気づけば時間は静かに溶けていき、3時間という数字の存在感はどこかへ消えていた。
苦どころか、むしろ「もう少しこのままでいいかも」と思わせる、心地よい帰路だった。
マンションの最寄り駅である淡水駅に到着した、その瞬間だった。まるでこちらの行動を監視していたかのような完璧なタイミングで、空が本気を出す。ドッと音を立てて降り始めたのは、もはや「雨」というより開幕宣言レベルの大雨だった。
天気予報は嘘をつかなかった。どうやら台風、ついに現場入りである。「今です」と言わんばかりの豪雨を前に、達成感よりも先に頭をよぎったのは、この先の台湾旅行プランの行方。予定は守られるのか、それとも白紙に戻されるのか――。
無事に帰ってきたはずなのに、気分は一気にサスペンス展開。淡水の空に広がるのは雨雲だけでなく、今後の旅程に対する小さな不安という名の暗雲だった。
長旅の疲れに追い打ちをかけるような大雨に見舞われ、この日の私は完全にエネルギー切れ。
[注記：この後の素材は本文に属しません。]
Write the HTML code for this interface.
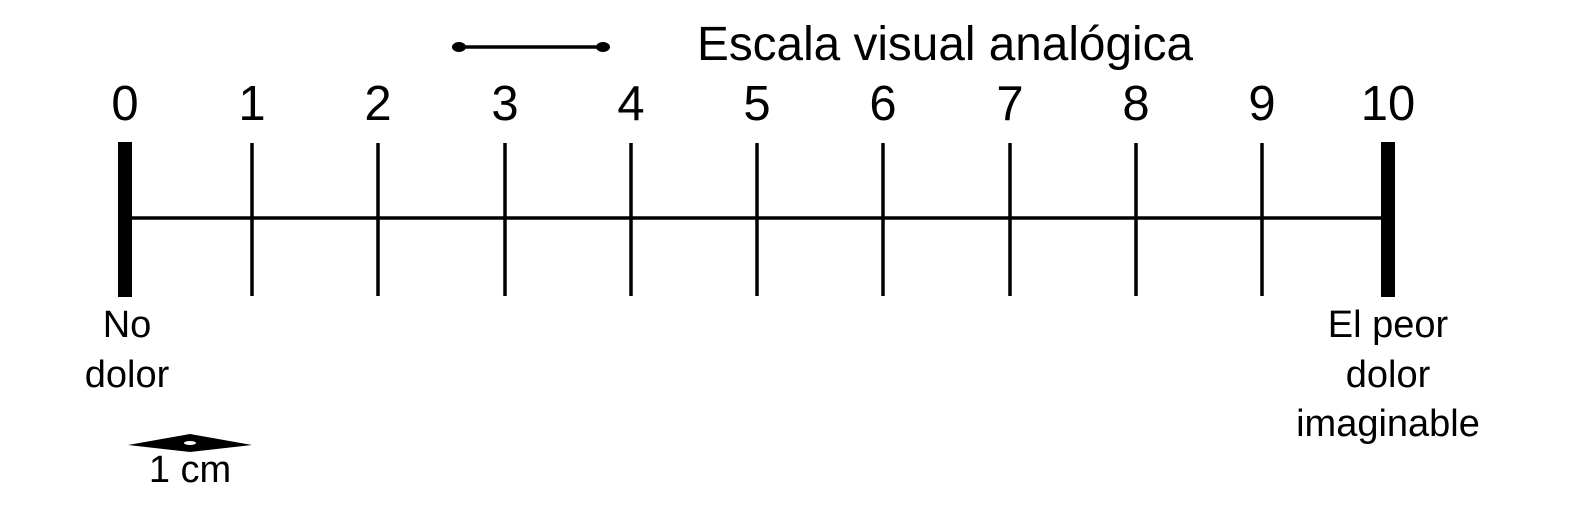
<!DOCTYPE html>
<html><head><style>
html,body{margin:0;padding:0;background:#fff;}
</style></head><body>
<svg width="1585" height="517" viewBox="0 0 1585 517" xmlns="http://www.w3.org/2000/svg" style="display:block">
<g font-family="Liberation Sans, sans-serif" fill="#000">
<text x="697" y="60" font-size="48" textLength="496" lengthAdjust="spacingAndGlyphs">Escala visual analógica</text>
<g font-size="49" text-anchor="middle">
<text x="125" y="120">0</text><text x="252" y="120">1</text><text x="378" y="120">2</text>
<text x="505" y="120">3</text><text x="631" y="120">4</text><text x="757" y="120">5</text>
<text x="883" y="120">6</text><text x="1010" y="120">7</text><text x="1136" y="120">8</text>
<text x="1262" y="120">9</text><text x="1388" y="120">10</text>
</g>
<g font-size="38" text-anchor="middle">
<text x="127" y="337">No</text><text x="127" y="387">dolor</text>
<text x="1388" y="337">El peor</text><text x="1388" y="387">dolor</text><text x="1388" y="436">imaginable</text>
<text x="190" y="482">1 cm</text>
</g>
</g>
<g stroke="#000" stroke-width="3.5">
<line x1="458" y1="47" x2="604" y2="47"/>
<line x1="125" y1="218" x2="1388" y2="218"/>
<line x1="252" y1="143" x2="252" y2="296"/><line x1="378" y1="143" x2="378" y2="296"/>
<line x1="505" y1="143" x2="505" y2="296"/><line x1="631" y1="143" x2="631" y2="296"/>
<line x1="757" y1="143" x2="757" y2="296"/><line x1="883" y1="143" x2="883" y2="296"/>
<line x1="1010" y1="143" x2="1010" y2="296"/><line x1="1136" y1="143" x2="1136" y2="296"/>
<line x1="1262" y1="143" x2="1262" y2="296"/>
</g>
<ellipse cx="459" cy="47" rx="7" ry="5" fill="#000"/>
<ellipse cx="603" cy="47" rx="7" ry="5" fill="#000"/>
<rect x="118" y="142" width="14" height="155" fill="#000"/>
<rect x="1381" y="142" width="14" height="155" fill="#000"/>
<polygon points="128,445 190,434 252,445 190,452" fill="#000"/>
<ellipse cx="190" cy="443" rx="6" ry="2" fill="#fff"/>
</svg>
</body></html>
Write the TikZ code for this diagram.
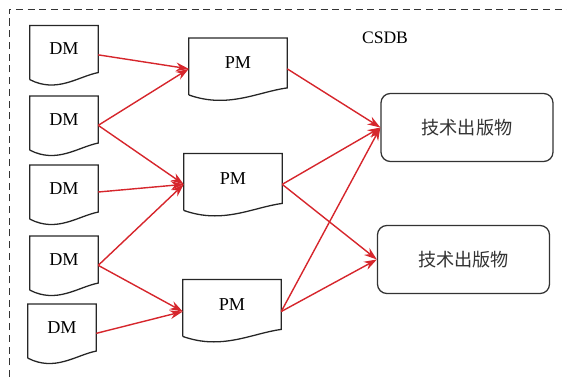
\documentclass[tikz,border=0pt]{standalone}
\usepackage{fontspec}
\setmainfont{Liberation Serif}
\newfontfamily\cjkfont{Noto Sans CJK SC}
\usetikzlibrary{arrows.meta}
\definecolor{arrowred}{RGB}{214,38,44}

\begin{document}
\begin{tikzpicture}[
    x=0.03cm, y=-0.03cm,
    doc/.style={
        rectangle,
        minimum width=2.04cm,
        minimum height=1.40cm,
        inner sep=0pt,
        font=\fontsize{15.5}{18}\selectfont
    },
    pmdoc/.style={
        doc,
        minimum width=2.94cm,
        minimum height=1.48cm
    },
    pub/.style={
        rectangle,
        rounded corners=8pt,
        draw=black!80,
        line width=1.1pt,
        minimum width=5.16cm,
        minimum height=2.04cm,
        text=black!80,
        font=\cjkfont\fontsize{15.5}{18}\selectfont
    },
    outline/.style={
        draw=black!85,
        line width=1.1pt
    },
    link/.style={
        -{Stealth[length=11pt,width=7.5pt]},
        draw=arrowred,
        line width=1.2pt
    },
    frame/.style={
        dashed,
        dash pattern=on 6pt off 4pt,
        line width=0.8pt,
        black!80
    }
]
\useasboundingbox (0,0) rectangle (567,377);

% CSDB frame
\draw[frame] (9,377) -- (9,9) -- (567,9);
\node[font=\fontsize{15}{18}\selectfont] (csdb) at (385,38) {CSDB};

% Data modules
\node[doc] (dm1) at (64,49) {DM};
\node[doc] (dm2) at (64,119.5) {DM};
\node[doc] (dm3) at (64,188.5) {DM};
\node[doc] (dm4) at (64,259.5) {DM};
\node[doc] (dm5) at (62,327.5) {DM};

% Publication modules
\node[pmdoc] (pm1) at (238,63) {PM};
\node[pmdoc] (pm2) at (233,178.5) {PM};
\node[pmdoc] (pm3) at (232,304.5) {PM};

% Technical publications
\node[pub] (out1) at (467,127.5) {技术出版物};
\node[pub] (out2) at (463.5,259.5) {技术出版物};

% Document outlines with wavy bottom
\foreach \n/\w in {dm1/68, dm2/68, dm3/68, dm4/68, dm5/68, pm1/98, pm2/98, pm3/98}
    \draw[outline] ([yshift=-6pt]\n.south west) -- (\n.north west) -- (\n.north east) -- (\n.south east)
        .. controls +({-0.3*\w},4) and +({0.4*\w},14) .. ([yshift=-6pt]\n.south west);

% DM -> PM
\draw[link] ([yshift=-5pt]dm1.east) -- ([yshift=-5pt]pm1.west);
\draw[link] ([yshift=-5pt]dm2.east) -- ([yshift=-5pt]pm1.west);
\draw[link] ([yshift=-5pt]dm2.east) -- ([yshift=-5pt]pm2.west);
\draw[link] ([yshift=-3pt]dm3.east) -- ([yshift=-5pt]pm2.west);
\draw[link] ([yshift=-5pt]dm4.east) -- ([yshift=-5pt]pm2.west);
\draw[link] ([yshift=-5pt]dm4.east) -- ([yshift=-6pt]pm3.west);
\draw[link] ([yshift=-5pt]dm5.east) -- ([yshift=-6pt]pm3.west);

% PM -> publications
\draw[link] ([yshift=-5pt]pm1.east) -- (out1.west);
\draw[link] ([yshift=-5pt]pm2.east) -- (out1.west);
\draw[link] ([yshift=-5pt]pm2.east) -- (out2.west);
\draw[link] ([yshift=-6pt]pm3.east) -- (out1.west);
\draw[link] ([yshift=-6pt]pm3.east) -- (out2.west);

\end{tikzpicture}
\end{document}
「さあ、夜ごはん行くぞ」という気力はどこにも見当たらず、外出という選択肢は静かに消滅した。結果、駅前でさっと買えるテイクアウト寿司にすべてを託す、実に現実的な着地である。
部屋に戻り、寿司を並べながらぼんやりしていると、なぜか突然、どうでもいいはずの疑問が頭をもたげてきた。――「『魚』を三つ並べた漢字って、何て読むんだろう?」(※疲れていると、人はこういう思考回路に入るらしい。)
旅の達成感も、台風への不安も、一旦その謎に吸い込まれ、答えは出ないまま時間だけが過ぎていく。こうして、雨音と寿司と未解決の漢字をお供に、「今日はもうここまで」と自分に言い聞かせ、静かに一日を閉じた。
ではまた明日。続きを考える元気は、明日の自分に任せることにしよう。